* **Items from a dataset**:
(begin)
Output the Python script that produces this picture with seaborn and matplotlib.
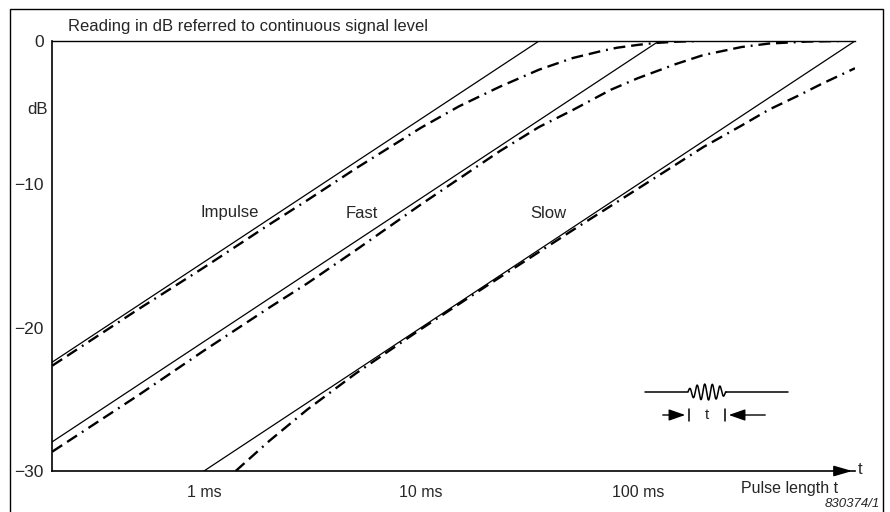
import numpy as np
import pandas as pd
import matplotlib
matplotlib.use("Agg")
import matplotlib.pyplot as plt
from matplotlib.patches import Rectangle
import seaborn as sns

# thin solid lines: ideal reading (end points, ms / dB)
imp_t = [0.2, 35]
imp_db = [-22.4, 0]
fast_t = [0.2, 125]
fast_db = [-27.96, 0]
slow_t = [1, 1000]
slow_db = [-30, 0]

# dash-dot curves: measured reading (ms / dB)
imp_dd_t = [0.2, 0.5, 1, 2, 3, 5, 10, 15, 23, 35, 50, 67, 80, 100, 120, 150, 190]
imp_dd_db = [-22.65, -18.7, -15.8, -12.8, -11.1, -8.9, -6.05, -4.55, -3.2, -2.0,
             -1.19, -0.72, -0.47, -0.27, -0.14, -0.05, 0]
fast_dd_t = [0.2, 0.5, 1, 2, 3, 5, 10, 23, 35, 50, 75, 100, 150, 200, 300, 400, 600, 850]
fast_dd_db = [-28.65, -24.7, -21.6, -18.6, -16.9, -14.6, -11.4, -7.7, -6.0, -4.82,
              -3.4, -2.59, -1.6, -0.98, -0.42, -0.18, -0.04, 0]
slow_dd_t = [1.4, 2, 3, 5, 10, 20, 50, 100, 200, 300, 400, 550, 700, 1000]
slow_dd_db = [-30.0, -27.9, -25.7, -23.2, -20.1, -17.1, -13.2, -10.3, -7.4,
              -5.9, -4.8, -3.8, -3.0, -1.9]

xticks = [1, 10, 100]
xticklabels = ["1 ms", "10 ms", "100 ms"]
yticks = [0, -10, -20, -30]
yticklabels = ["0", "\u221210", "\u221220", "\u221230"]

sns.set_style("white")
plt.rcParams['font.family'] = ['Liberation Sans', 'DejaVu Sans']

W, H = 890, 512
fig = plt.figure(figsize=(W / 100, H / 100), dpi=100)
ax = fig.add_axes([52.3 / W, 41 / H, (855 - 52.3) / W, 430 / H])

dd = (0, (5, 2.5, 5, 2.5, 0.8, 2.5))
for t, db in [(imp_t, imp_db), (fast_t, fast_db), (slow_t, slow_db)]:
    sns.lineplot(x=t, y=db, ax=ax, color="black", lw=0.9, estimator=None)
for t, db in [(imp_dd_t, imp_dd_db), (fast_dd_t, fast_dd_db), (slow_dd_t, slow_dd_db)]:
    sns.lineplot(x=t, y=db, ax=ax, color="black", lw=1.7, estimator=None,
                 linestyle=dd)

ax.set_xscale("log")
ax.set_xlim(0.2, 1000)
ax.set_ylim(-30, 0)
ax.minorticks_off()
ax.set_xticks(xticks)
ax.set_xticklabels(xticklabels, fontsize=11.5)
ax.set_yticks(yticks)
ax.set_yticklabels(yticklabels, fontsize=12.5)
ax.tick_params(axis="both", direction="out", length=5, width=1, color="black", pad=1)
ax.tick_params(axis="x", pad=5)
ax.set_xlabel("")
ax.set_ylabel("")
for s in ["left", "bottom", "top"]:
    ax.spines[s].set_color("black")
    ax.spines[s].set_linewidth(1.2)
ax.spines["right"].set_visible(False)
ax.spines["top"].set_linewidth(1.0)

# arrow head on the time axis
ax.annotate("", xy=(1.0, 0), xytext=(0.98, 0), xycoords="axes fraction",
            arrowprops=dict(arrowstyle="-|>,head_length=1.1,head_width=0.32",
                            color="black", lw=1.2, mutation_scale=10))

def ftext(x, y, s, **kw):
    fig.text(x / W, 1 - y / H, s, **kw)

ftext(68, 27, "Reading in dB referred to continuous signal level", fontsize=12, va="center")
ftext(48, 110, "dB", fontsize=12, ha="right", va="center")
ftext(200, 213, "Impulse", fontsize=12, va="center")
ftext(346, 213, "Fast", fontsize=12, va="center")
ftext(530, 213, "Slow", fontsize=12, va="center")
ftext(858, 470, "t", fontsize=12, va="center")
ftext(838, 489, "Pulse length t", fontsize=11.5, ha="right", va="center")
ftext(880, 504, "830374/1", fontsize=9.5, ha="right", va="center", style="italic")

# pulse sketch
ins = fig.add_axes([640 / W, 1 - 425 / H, 155 / W, 45 / H])
ins.set_xlim(0, 155)
ins.set_ylim(45, 0)
ins.axis("off")
u = np.linspace(48, 86, 400)
env = np.sin(np.pi * (u - 48) / 38) ** 0.4
wig = 12 - 8 * env * np.sin((u - 48) / 38 * 5 * 2 * np.pi + 0.3)
ins.plot(np.r_[5, u, 148], np.r_[12, wig, 12], color="black", lw=1.1)
ins.annotate("", xy=(48, 35), xytext=(20, 35),
             arrowprops=dict(arrowstyle="-|>,head_length=1.0,head_width=0.35",
                             color="black", lw=1, mutation_scale=10))
ins.annotate("", xy=(86, 35), xytext=(128, 35),
             arrowprops=dict(arrowstyle="-|>,head_length=1.0,head_width=0.35",
                             color="black", lw=1, mutation_scale=10))
ins.plot([49, 49], [29, 41], color="black", lw=1.1)
ins.plot([85, 85], [29, 41], color="black", lw=1.1)
ins.text(67, 35, "t", fontsize=11, ha="center", va="center")

fig.add_artist(Rectangle((10 / W, -0.02), (883 - 10) / W, 1 - 9 / H + 0.02,
                         transform=fig.transFigure, fill=False, lw=1, color="black"))

fig.savefig("out.png", dpi=100)
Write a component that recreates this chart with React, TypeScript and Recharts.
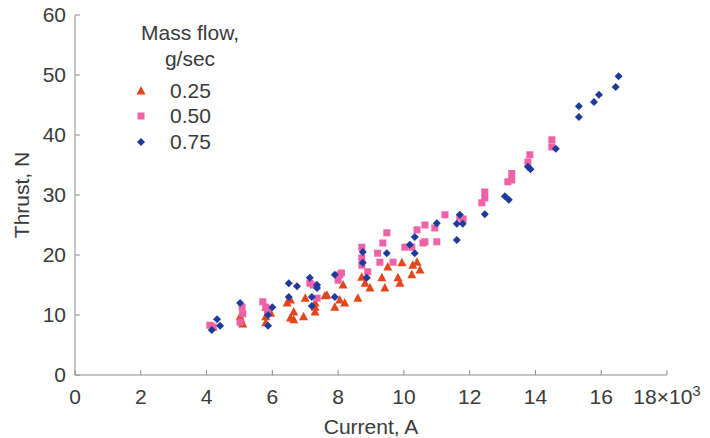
import { ScatterChart, Scatter, XAxis, YAxis } from "recharts";

// current in 10^3 A, thrust in N
const flow025 = [
  [4.2, 8.0], [5.02, 9.7], [5.1, 8.5], [5.05, 9.2], [5.8, 11.3], [5.8, 9.7], [5.8, 8.7], [5.95, 10.3],
  [6.45, 12.0], [6.55, 12.5], [6.55, 9.5], [6.65, 9.2], [6.65, 10.5], [6.95, 9.7], [7.0, 12.8],
  [7.3, 11.3], [7.3, 10.5], [7.3, 12.0], [7.6, 13.2], [7.66, 13.3], [7.9, 11.3], [8.05, 12.5],
  [8.15, 15.0], [8.2, 12.0], [8.6, 12.8], [8.72, 16.3], [8.82, 15.3], [8.97, 14.5], [9.33, 16.2],
  [9.42, 14.5], [9.51, 18.0], [9.82, 16.2], [9.88, 15.3], [9.94, 18.7], [10.24, 16.7], [10.27, 18.3],
  [10.4, 18.8], [10.49, 17.5],
];
const flow050 = [
  [4.1, 8.3], [4.2, 8.0], [5.02, 8.8], [5.08, 11.3], [5.1, 10.2], [5.71, 12.2], [5.8, 11.3], [5.85, 10.6],
  [7.14, 15.3], [7.25, 15.0], [7.36, 12.8], [8.0, 15.8], [8.05, 16.7], [8.1, 17.0], [8.72, 21.3],
  [8.72, 19.5], [8.72, 18.3], [8.9, 17.2], [9.2, 20.3], [9.27, 18.8], [9.36, 22.0], [9.48, 23.7],
  [9.67, 18.8], [10.03, 21.3], [10.24, 21.3], [10.4, 24.2], [10.58, 22.0], [10.64, 25.0], [10.64, 22.2],
  [10.94, 24.5], [11.0, 22.2], [11.25, 26.7], [11.7, 26.3], [11.8, 26.0], [12.37, 28.7], [12.46, 29.5],
  [12.46, 30.5], [13.16, 32.2], [13.28, 32.5], [13.28, 33.6], [13.77, 35.5], [13.83, 36.7], [14.5, 38.0],
  [14.5, 39.2],
];
const flow075 = [
  [4.16, 7.5], [4.32, 9.3], [4.41, 8.2], [5.02, 12.0], [5.87, 10.0], [5.87, 8.2], [6.0, 11.3],
  [6.5, 15.3], [6.75, 14.8], [6.5, 13.0], [7.14, 16.2], [7.36, 15.0], [7.36, 14.5], [7.2, 11.5],
  [7.2, 13.0], [7.9, 16.7], [7.9, 13.0], [8.75, 20.5], [8.75, 18.7], [8.87, 16.2], [9.48, 20.3],
  [10.18, 21.7], [10.33, 23.0], [10.33, 20.3], [11.0, 25.3], [11.61, 22.5], [11.61, 25.2], [11.79, 25.2],
  [11.7, 26.7], [12.46, 26.8], [13.07, 29.8], [13.19, 29.2], [13.77, 34.7], [13.85, 34.3], [14.62, 37.7],
  [15.32, 43.0], [15.32, 44.8], [15.78, 45.5], [15.93, 46.7], [16.44, 48.0], [16.53, 49.8],
];

const xTicks = [0, 2, 4, 6, 8, 10, 12, 14, 16, 18];
const yTicks = [0, 10, 20, 30, 40, 50, 60];

const toPts = (arr: number[][]) => arr.map(([x, y]) => ({ x, y }));

const FONT = "'Liberation Sans', Arial, sans-serif";
const TEXT = "#3a3a3a";
const FS = 21;

const Triangle = (p: any) => (
  <polygon
    points={`${p.cx},${p.cy - 5} ${p.cx - 4.5},${p.cy + 3.5} ${p.cx + 4.5},${p.cy + 3.5}`}
    fill="#e2471c"
  />
);
const Square = (p: any) => <rect x={p.cx - 3.5} y={p.cy - 3.5} width={7} height={7} fill="#f062a6" />;
const Diamond = (p: any) => (
  <polygon
    points={`${p.cx},${p.cy - 4} ${p.cx + 4},${p.cy} ${p.cx},${p.cy + 4} ${p.cx - 4},${p.cy}`}
    fill="#1d3a9c"
  />
);

const series = [
  { name: "0.25", data: flow025, shape: Triangle },
  { name: "0.50", data: flow050, shape: Square },
  { name: "0.75", data: flow075, shape: Diamond },
];

const XTick = (p: any) => {
  const v = p.payload.value;
  return (
    <text x={p.x} y={p.y} dy="0.71em" textAnchor="middle" fill={TEXT} fontSize={FS} fontFamily={FONT}>
      {v === 18 ? (
        <>
          18×10
          <tspan dy={-8} fontSize={15}>3</tspan>
        </>
      ) : (
        v
      )}
    </text>
  );
};

export default function App() {
  return (
    <div style={{ position: "absolute", left: 0, top: 0, width: 710, height: 438, background: "#fff" }}>
      <ScatterChart width={710} height={438} margin={{ top: 15, right: 43, bottom: 0, left: 0 }}>
        <XAxis
          type="number"
          dataKey="x"
          domain={[0, 18]}
          ticks={xTicks}
          height={63}
          stroke="#8a8a8a"
          tickSize={-5}
          tickMargin={19}
          tick={<XTick />}
          label={{ value: "Current, A", position: "insideBottom", offset: 4, fill: TEXT, fontSize: FS, fontFamily: FONT }}
        />
        <YAxis
          type="number"
          dataKey="y"
          domain={[0, 60]}
          ticks={yTicks}
          width={75}
          stroke="#8a8a8a"
          tickSize={-5}
          tickMargin={14}
          tick={{ fill: TEXT, fontSize: FS, fontFamily: FONT }}
          label={{ value: "Thrust, N", angle: -90, position: "insideLeft", offset: 22, fill: TEXT, fontSize: FS, fontFamily: FONT, style: { textAnchor: "middle" } }}
        />
        {series.map((s) => (
          <Scatter key={s.name} name={s.name} data={toPts(s.data)} shape={s.shape} isAnimationActive={false} />
        ))}
      </ScatterChart>
      <div style={{ position: "absolute", left: 125, top: 20, width: 130, fontFamily: FONT, fontSize: FS, color: TEXT }}>
        <div style={{ textAlign: "center", lineHeight: "26px" }}>Mass flow,</div>
        <div style={{ textAlign: "center", lineHeight: "26px", marginBottom: 6 }}>g/sec</div>
        {series.map((s) => {
          const Shape = s.shape;
          return (
            <div key={s.name} style={{ display: "flex", alignItems: "center", height: 25.5 }}>
              <svg width={26} height={20}>
                <Shape cx={16} cy={10} />
              </svg>
              <span style={{ marginLeft: 19 }}>{s.name}</span>
            </div>
          );
        })}
      </div>
    </div>
  );
}
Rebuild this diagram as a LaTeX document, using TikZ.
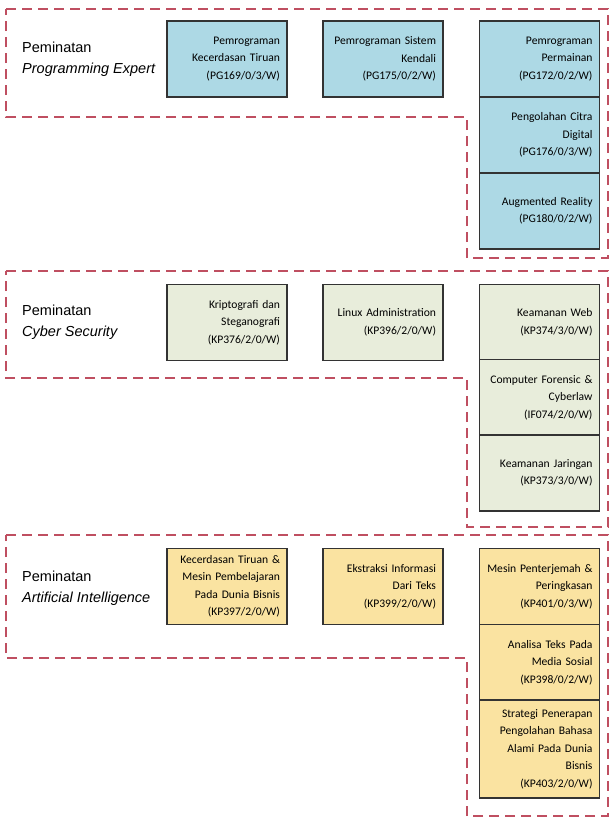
\documentclass[tikz,border=0pt]{standalone}
\usepackage{fontspec}
\setmainfont{Liberation Sans}
\newfontfamily\mkfont{Carlito}
\usepackage{tikz}
\usetikzlibrary{shapes}
\definecolor{mkblue}{rgb}{0.68,0.85,0.90}
\definecolor{mkgreen}{rgb}{0.91,0.93,0.86}
\definecolor{mkyellow}{rgb}{0.98,0.89,0.63}
\definecolor{mkborder}{rgb}{0.75,0.31,0.38}
\tikzstyle{mkbox}=[rectangle, draw=black!80, line width=1.2pt, text width=106pt, inner xsep=7pt, inner ysep=2pt, minimum height=76pt, align=right, font=\mkfont\fontsize{11.6}{17.5}\selectfont]
\tikzstyle{mklabel}=[anchor=west, inner sep=0pt, align=left, font=\fontsize{14.5}{21}\selectfont]
\tikzstyle{mkregion}=[draw=mkborder, line width=1.3pt, dash pattern=on 10pt off 6pt]
\newcommand{\mkcourse}[4]{
	\node[mkbox, fill=#1] (#2) at (#3) {#4};}
\newcommand{\mkpeminatan}[3]{
	\node[mklabel] (#1) at (#2) {Peminatan\\\textit{#3}};}

\begin{document}
\begin{tikzpicture}[x=1pt,y=-1pt]
\useasboundingbox (0,0) rectangle (612,819);
\draw[mkregion] (6,9) -- (608,9) -- (608,258) -- (467,258) -- (467,117) -- (6,117) -- cycle;
\draw[mkregion] (6,271) -- (608,271) -- (608,527) -- (467,527) -- (467,378) -- (6,378) -- cycle;
\draw[mkregion] (6,535) -- (608,535) -- (608,816) -- (467,816) -- (467,658) -- (6,658) -- cycle;
\mkpeminatan{pe}{22,59}{Programming Expert}
\mkcourse{mkblue}{pe1}{227,59}{Pemrograman\\Kecerdasan Tiruan\\(PG169/0/3/W)}
\mkcourse{mkblue}{pe2}{383,59}{Pemrograman Sistem\\Kendali\\(PG175/0/2/W)}
\mkcourse{mkblue}{pe3}{539.5,59}{Pemrograman\\Permainan\\(PG172/0/2/W)}
\mkcourse{mkblue}{pe4}{539.5,135}{Pengolahan Citra\\Digital\\(PG176/0/3/W)}
\mkcourse{mkblue}{pe5}{539.5,211}{Augmented Reality\\(PG180/0/2/W)}
\mkpeminatan{cs}{22,322}{Cyber Security}
\mkcourse{mkgreen}{cs1}{227,322.5}{Kriptografi dan\\Steganografi\\(KP376/2/0/W)}
\mkcourse{mkgreen}{cs2}{383,322.5}{Linux Administration\\(KP396/2/0/W)}
\mkcourse{mkgreen}{cs3}{539.5,322.5}{Keamanan Web\\(KP374/3/0/W)}
\mkcourse{mkgreen}{cs4}{539.5,397.5}{Computer Forensic \&\\Cyberlaw\\(IF074/2/0/W)}
\mkcourse{mkgreen}{cs5}{539.5,473}{Keamanan Jaringan\\(KP373/3/0/W)}
\mkpeminatan{ai}{22,588}{Artificial Intelligence}
\mkcourse{mkyellow}{ai1}{227,586.5}{Kecerdasan Tiruan \&\\Mesin Pembelajaran\\Pada Dunia Bisnis\\(KP397/2/0/W)}
\mkcourse{mkyellow}{ai2}{383,586.5}{Ekstraksi Informasi\\Dari Teks\\(KP399/2/0/W)}
\mkcourse{mkyellow}{ai3}{539.5,586.5}{Mesin Penterjemah \&\\Peringkasan\\(KP401/0/3/W)}
\mkcourse{mkyellow}{ai4}{539.5,662.5}{Analisa Teks Pada\\Media Sosial\\(KP398/0/2/W)}
\node[mkbox, fill=mkyellow, minimum height=98pt] (ai5) at (539.5,749) {Strategi Penerapan\\Pengolahan Bahasa\\Alami Pada Dunia\\Bisnis\\(KP403/2/0/W)};
\end{tikzpicture}
\end{document}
(end)
* **Instructions to follow**:
Restate the lines of the records exactly, starting at the first and stopping after the line with "ax = fig.add_axes([52.3". Leave out any picture.

* **Output for this task**:
Output the Python script that produces this picture with seaborn and matplotlib.
import numpy as np
import pandas as pd
import matplotlib
matplotlib.use("Agg")
import matplotlib.pyplot as plt
from matplotlib.patches import Rectangle
import seaborn as sns

# thin solid lines: ideal reading (end points, ms / dB)
imp_t = [0.2, 35]
imp_db = [-22.4, 0]
fast_t = [0.2, 125]
fast_db = [-27.96, 0]
slow_t = [1, 1000]
slow_db = [-30, 0]

# dash-dot curves: measured reading (ms / dB)
imp_dd_t = [0.2, 0.5, 1, 2, 3, 5, 10, 15, 23, 35, 50, 67, 80, 100, 120, 150, 190]
imp_dd_db = [-22.65, -18.7, -15.8, -12.8, -11.1, -8.9, -6.05, -4.55, -3.2, -2.0,
             -1.19, -0.72, -0.47, -0.27, -0.14, -0.05, 0]
fast_dd_t = [0.2, 0.5, 1, 2, 3, 5, 10, 23, 35, 50, 75, 100, 150, 200, 300, 400, 600, 850]
fast_dd_db = [-28.65, -24.7, -21.6, -18.6, -16.9, -14.6, -11.4, -7.7, -6.0, -4.82,
              -3.4, -2.59, -1.6, -0.98, -0.42, -0.18, -0.04, 0]
slow_dd_t = [1.4, 2, 3, 5, 10, 20, 50, 100, 200, 300, 400, 550, 700, 1000]
slow_dd_db = [-30.0, -27.9, -25.7, -23.2, -20.1, -17.1, -13.2, -10.3, -7.4,
              -5.9, -4.8, -3.8, -3.0, -1.9]

xticks = [1, 10, 100]
xticklabels = ["1 ms", "10 ms", "100 ms"]
yticks = [0, -10, -20, -30]
yticklabels = ["0", "\u221210", "\u221220", "\u221230"]

sns.set_style("white")
plt.rcParams['font.family'] = ['Liberation Sans', 'DejaVu Sans']

W, H = 890, 512
fig = plt.figure(figsize=(W / 100, H / 100), dpi=100)
ax = fig.add_axes([52.3 / W, 41 / H, (855 - 52.3) / W, 430 / H])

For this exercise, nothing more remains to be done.